(Dataset section):
---------------
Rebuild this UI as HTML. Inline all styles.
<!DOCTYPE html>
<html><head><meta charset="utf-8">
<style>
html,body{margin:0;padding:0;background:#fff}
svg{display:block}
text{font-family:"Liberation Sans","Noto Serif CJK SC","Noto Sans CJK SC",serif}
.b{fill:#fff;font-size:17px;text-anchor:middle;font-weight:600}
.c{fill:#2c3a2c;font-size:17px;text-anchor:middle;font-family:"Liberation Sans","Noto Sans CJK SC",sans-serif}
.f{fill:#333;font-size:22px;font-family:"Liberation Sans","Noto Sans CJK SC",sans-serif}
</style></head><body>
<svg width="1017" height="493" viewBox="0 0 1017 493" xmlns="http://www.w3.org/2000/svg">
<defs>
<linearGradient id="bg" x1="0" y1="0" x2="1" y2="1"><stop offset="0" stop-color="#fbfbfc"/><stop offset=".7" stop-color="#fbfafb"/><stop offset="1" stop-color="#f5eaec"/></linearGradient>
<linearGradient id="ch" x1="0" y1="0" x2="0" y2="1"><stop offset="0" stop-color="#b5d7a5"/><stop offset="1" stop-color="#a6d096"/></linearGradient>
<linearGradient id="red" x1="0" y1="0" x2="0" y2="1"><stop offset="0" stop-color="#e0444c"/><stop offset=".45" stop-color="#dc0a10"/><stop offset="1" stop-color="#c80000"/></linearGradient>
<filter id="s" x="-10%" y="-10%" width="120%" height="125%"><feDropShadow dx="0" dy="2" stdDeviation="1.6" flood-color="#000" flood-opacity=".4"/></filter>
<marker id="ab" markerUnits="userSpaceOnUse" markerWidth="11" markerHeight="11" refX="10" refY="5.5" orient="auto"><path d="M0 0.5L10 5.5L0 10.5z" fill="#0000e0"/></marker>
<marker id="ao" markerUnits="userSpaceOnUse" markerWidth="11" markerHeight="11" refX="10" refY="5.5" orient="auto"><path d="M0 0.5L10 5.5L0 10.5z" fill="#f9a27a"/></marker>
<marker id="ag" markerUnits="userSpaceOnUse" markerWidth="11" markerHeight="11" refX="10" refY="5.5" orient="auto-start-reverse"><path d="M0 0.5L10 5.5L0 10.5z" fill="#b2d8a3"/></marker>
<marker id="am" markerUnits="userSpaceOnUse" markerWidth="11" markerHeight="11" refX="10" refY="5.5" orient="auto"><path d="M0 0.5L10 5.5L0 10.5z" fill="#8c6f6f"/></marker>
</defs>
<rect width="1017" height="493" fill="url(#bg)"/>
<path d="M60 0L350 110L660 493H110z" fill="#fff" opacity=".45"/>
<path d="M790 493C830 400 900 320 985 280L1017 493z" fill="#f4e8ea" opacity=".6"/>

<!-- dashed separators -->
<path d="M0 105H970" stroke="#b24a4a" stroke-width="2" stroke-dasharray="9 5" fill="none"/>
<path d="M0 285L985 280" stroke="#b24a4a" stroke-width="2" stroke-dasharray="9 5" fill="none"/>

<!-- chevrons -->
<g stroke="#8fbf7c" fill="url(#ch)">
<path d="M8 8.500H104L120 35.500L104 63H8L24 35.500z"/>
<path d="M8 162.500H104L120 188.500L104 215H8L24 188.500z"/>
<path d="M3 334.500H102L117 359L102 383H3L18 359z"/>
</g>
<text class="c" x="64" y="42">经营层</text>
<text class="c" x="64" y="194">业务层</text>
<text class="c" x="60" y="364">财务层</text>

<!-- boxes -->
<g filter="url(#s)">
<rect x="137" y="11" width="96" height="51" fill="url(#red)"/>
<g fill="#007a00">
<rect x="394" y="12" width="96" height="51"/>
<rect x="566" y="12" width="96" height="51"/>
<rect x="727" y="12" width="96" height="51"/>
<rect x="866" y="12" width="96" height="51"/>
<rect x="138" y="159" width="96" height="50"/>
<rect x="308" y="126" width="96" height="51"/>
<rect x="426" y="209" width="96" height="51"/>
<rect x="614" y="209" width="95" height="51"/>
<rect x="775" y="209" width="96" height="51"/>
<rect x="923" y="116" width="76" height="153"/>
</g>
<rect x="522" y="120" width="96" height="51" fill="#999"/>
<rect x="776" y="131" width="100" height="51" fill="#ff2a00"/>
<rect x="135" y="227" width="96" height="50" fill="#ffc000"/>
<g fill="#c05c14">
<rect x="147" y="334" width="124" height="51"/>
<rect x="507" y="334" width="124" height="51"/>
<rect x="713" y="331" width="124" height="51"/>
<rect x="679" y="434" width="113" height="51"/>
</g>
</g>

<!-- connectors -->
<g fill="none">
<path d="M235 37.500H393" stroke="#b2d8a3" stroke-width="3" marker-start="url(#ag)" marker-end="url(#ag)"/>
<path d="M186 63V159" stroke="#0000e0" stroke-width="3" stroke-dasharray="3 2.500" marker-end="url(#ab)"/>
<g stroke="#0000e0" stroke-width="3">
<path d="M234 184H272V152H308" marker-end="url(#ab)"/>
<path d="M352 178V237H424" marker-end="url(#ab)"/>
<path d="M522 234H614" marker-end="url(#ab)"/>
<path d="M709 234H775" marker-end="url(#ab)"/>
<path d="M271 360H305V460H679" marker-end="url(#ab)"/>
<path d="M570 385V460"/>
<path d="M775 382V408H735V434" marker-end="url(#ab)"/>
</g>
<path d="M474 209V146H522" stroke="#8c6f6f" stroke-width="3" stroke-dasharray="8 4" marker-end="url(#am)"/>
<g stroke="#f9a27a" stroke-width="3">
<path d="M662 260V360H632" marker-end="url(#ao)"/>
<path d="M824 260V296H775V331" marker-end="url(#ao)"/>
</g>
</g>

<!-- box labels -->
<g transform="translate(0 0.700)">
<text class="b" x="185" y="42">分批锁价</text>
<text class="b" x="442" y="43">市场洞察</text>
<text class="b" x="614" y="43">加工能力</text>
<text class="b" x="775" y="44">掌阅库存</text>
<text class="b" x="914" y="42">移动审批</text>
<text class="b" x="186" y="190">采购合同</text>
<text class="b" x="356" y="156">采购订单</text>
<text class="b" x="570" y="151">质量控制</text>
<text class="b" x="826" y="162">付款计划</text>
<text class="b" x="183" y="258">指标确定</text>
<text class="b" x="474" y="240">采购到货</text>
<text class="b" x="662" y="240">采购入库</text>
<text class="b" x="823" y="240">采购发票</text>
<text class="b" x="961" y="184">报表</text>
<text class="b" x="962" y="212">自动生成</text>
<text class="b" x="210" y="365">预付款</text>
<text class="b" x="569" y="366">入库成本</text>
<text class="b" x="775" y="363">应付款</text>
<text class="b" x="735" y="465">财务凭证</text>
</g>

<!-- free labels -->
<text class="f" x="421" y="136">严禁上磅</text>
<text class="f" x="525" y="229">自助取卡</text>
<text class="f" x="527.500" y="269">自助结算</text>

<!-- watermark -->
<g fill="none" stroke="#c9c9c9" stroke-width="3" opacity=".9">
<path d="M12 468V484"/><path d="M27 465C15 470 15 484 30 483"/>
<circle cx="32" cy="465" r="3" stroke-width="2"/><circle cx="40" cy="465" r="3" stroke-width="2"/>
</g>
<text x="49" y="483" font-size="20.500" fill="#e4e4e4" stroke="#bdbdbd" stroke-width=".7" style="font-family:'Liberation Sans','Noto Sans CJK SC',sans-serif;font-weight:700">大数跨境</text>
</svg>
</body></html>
---------------
(Required work):
Set down the listing in full, keeping every word exactly as it is.

(Task answer):
Rebuild this UI as HTML. Inline all styles.
<!DOCTYPE html>
<html><head><meta charset="utf-8">
<style>
html,body{margin:0;padding:0;background:#fff}
svg{display:block}
text{font-family:"Liberation Sans","Noto Serif CJK SC","Noto Sans CJK SC",serif}
.b{fill:#fff;font-size:17px;text-anchor:middle;font-weight:600}
.c{fill:#2c3a2c;font-size:17px;text-anchor:middle;font-family:"Liberation Sans","Noto Sans CJK SC",sans-serif}
.f{fill:#333;font-size:22px;font-family:"Liberation Sans","Noto Sans CJK SC",sans-serif}
</style></head><body>
<svg width="1017" height="493" viewBox="0 0 1017 493" xmlns="http://www.w3.org/2000/svg">
<defs>
<linearGradient id="bg" x1="0" y1="0" x2="1" y2="1"><stop offset="0" stop-color="#fbfbfc"/><stop offset=".7" stop-color="#fbfafb"/><stop offset="1" stop-color="#f5eaec"/></linearGradient>
<linearGradient id="ch" x1="0" y1="0" x2="0" y2="1"><stop offset="0" stop-color="#b5d7a5"/><stop offset="1" stop-color="#a6d096"/></linearGradient>
<linearGradient id="red" x1="0" y1="0" x2="0" y2="1"><stop offset="0" stop-color="#e0444c"/><stop offset=".45" stop-color="#dc0a10"/><stop offset="1" stop-color="#c80000"/></linearGradient>
<filter id="s" x="-10%" y="-10%" width="120%" height="125%"><feDropShadow dx="0" dy="2" stdDeviation="1.6" flood-color="#000" flood-opacity=".4"/></filter>
<marker id="ab" markerUnits="userSpaceOnUse" markerWidth="11" markerHeight="11" refX="10" refY="5.5" orient="auto"><path d="M0 0.5L10 5.5L0 10.5z" fill="#0000e0"/></marker>
<marker id="ao" markerUnits="userSpaceOnUse" markerWidth="11" markerHeight="11" refX="10" refY="5.5" orient="auto"><path d="M0 0.5L10 5.5L0 10.5z" fill="#f9a27a"/></marker>
<marker id="ag" markerUnits="userSpaceOnUse" markerWidth="11" markerHeight="11" refX="10" refY="5.5" orient="auto-start-reverse"><path d="M0 0.5L10 5.5L0 10.5z" fill="#b2d8a3"/></marker>
<marker id="am" markerUnits="userSpaceOnUse" markerWidth="11" markerHeight="11" refX="10" refY="5.5" orient="auto"><path d="M0 0.5L10 5.5L0 10.5z" fill="#8c6f6f"/></marker>
</defs>
<rect width="1017" height="493" fill="url(#bg)"/>
<path d="M60 0L350 110L660 493H110z" fill="#fff" opacity=".45"/>
<path d="M790 493C830 400 900 320 985 280L1017 493z" fill="#f4e8ea" opacity=".6"/>

<!-- dashed separators -->
<path d="M0 105H970" stroke="#b24a4a" stroke-width="2" stroke-dasharray="9 5" fill="none"/>
<path d="M0 285L985 280" stroke="#b24a4a" stroke-width="2" stroke-dasharray="9 5" fill="none"/>

<!-- chevrons -->
<g stroke="#8fbf7c" fill="url(#ch)">
<path d="M8 8.500H104L120 35.500L104 63H8L24 35.500z"/>
<path d="M8 162.500H104L120 188.500L104 215H8L24 188.500z"/>
<path d="M3 334.500H102L117 359L102 383H3L18 359z"/>
</g>
<text class="c" x="64" y="42">经营层</text>
<text class="c" x="64" y="194">业务层</text>
<text class="c" x="60" y="364">财务层</text>

<!-- boxes -->
<g filter="url(#s)">
<rect x="137" y="11" width="96" height="51" fill="url(#red)"/>
<g fill="#007a00">
<rect x="394" y="12" width="96" height="51"/>
<rect x="566" y="12" width="96" height="51"/>
<rect x="727" y="12" width="96" height="51"/>
<rect x="866" y="12" width="96" height="51"/>
<rect x="138" y="159" width="96" height="50"/>
<rect x="308" y="126" width="96" height="51"/>
<rect x="426" y="209" width="96" height="51"/>
<rect x="614" y="209" width="95" height="51"/>
<rect x="775" y="209" width="96" height="51"/>
<rect x="923" y="116" width="76" height="153"/>
</g>
<rect x="522" y="120" width="96" height="51" fill="#999"/>
<rect x="776" y="131" width="100" height="51" fill="#ff2a00"/>
<rect x="135" y="227" width="96" height="50" fill="#ffc000"/>
<g fill="#c05c14">
<rect x="147" y="334" width="124" height="51"/>
<rect x="507" y="334" width="124" height="51"/>
<rect x="713" y="331" width="124" height="51"/>
<rect x="679" y="434" width="113" height="51"/>
</g>
</g>

<!-- connectors -->
<g fill="none">
<path d="M235 37.500H393" stroke="#b2d8a3" stroke-width="3" marker-start="url(#ag)" marker-end="url(#ag)"/>
<path d="M186 63V159" stroke="#0000e0" stroke-width="3" stroke-dasharray="3 2.500" marker-end="url(#ab)"/>
<g stroke="#0000e0" stroke-width="3">
<path d="M234 184H272V152H308" marker-end="url(#ab)"/>
<path d="M352 178V237H424" marker-end="url(#ab)"/>
<path d="M522 234H614" marker-end="url(#ab)"/>
<path d="M709 234H775" marker-end="url(#ab)"/>
<path d="M271 360H305V460H679" marker-end="url(#ab)"/>
<path d="M570 385V460"/>
<path d="M775 382V408H735V434" marker-end="url(#ab)"/>
</g>
<path d="M474 209V146H522" stroke="#8c6f6f" stroke-width="3" stroke-dasharray="8 4" marker-end="url(#am)"/>
<g stroke="#f9a27a" stroke-width="3">
<path d="M662 260V360H632" marker-end="url(#ao)"/>
<path d="M824 260V296H775V331" marker-end="url(#ao)"/>
</g>
</g>

<!-- box labels -->
<g transform="translate(0 0.700)">
<text class="b" x="185" y="42">分批锁价</text>
<text class="b" x="442" y="43">市场洞察</text>
<text class="b" x="614" y="43">加工能力</text>
<text class="b" x="775" y="44">掌阅库存</text>
<text class="b" x="914" y="42">移动审批</text>
<text class="b" x="186" y="190">采购合同</text>
<text class="b" x="356" y="156">采购订单</text>
<text class="b" x="570" y="151">质量控制</text>
<text class="b" x="826" y="162">付款计划</text>
<text class="b" x="183" y="258">指标确定</text>
<text class="b" x="474" y="240">采购到货</text>
<text class="b" x="662" y="240">采购入库</text>
<text class="b" x="823" y="240">采购发票</text>
<text class="b" x="961" y="184">报表</text>
<text class="b" x="962" y="212">自动生成</text>
<text class="b" x="210" y="365">预付款</text>
<text class="b" x="569" y="366">入库成本</text>
<text class="b" x="775" y="363">应付款</text>
<text class="b" x="735" y="465">财务凭证</text>
</g>

<!-- free labels -->
<text class="f" x="421" y="136">严禁上磅</text>
<text class="f" x="525" y="229">自助取卡</text>
<text class="f" x="527.500" y="269">自助结算</text>

<!-- watermark -->
<g fill="none" stroke="#c9c9c9" stroke-width="3" opacity=".9">
<path d="M12 468V484"/><path d="M27 465C15 470 15 484 30 483"/>
<circle cx="32" cy="465" r="3" stroke-width="2"/><circle cx="40" cy="465" r="3" stroke-width="2"/>
</g>
<text x="49" y="483" font-size="20.500" fill="#e4e4e4" stroke="#bdbdbd" stroke-width=".7" style="font-family:'Liberation Sans','Noto Sans CJK SC',sans-serif;font-weight:700">大数跨境</text>
</svg>
</body></html>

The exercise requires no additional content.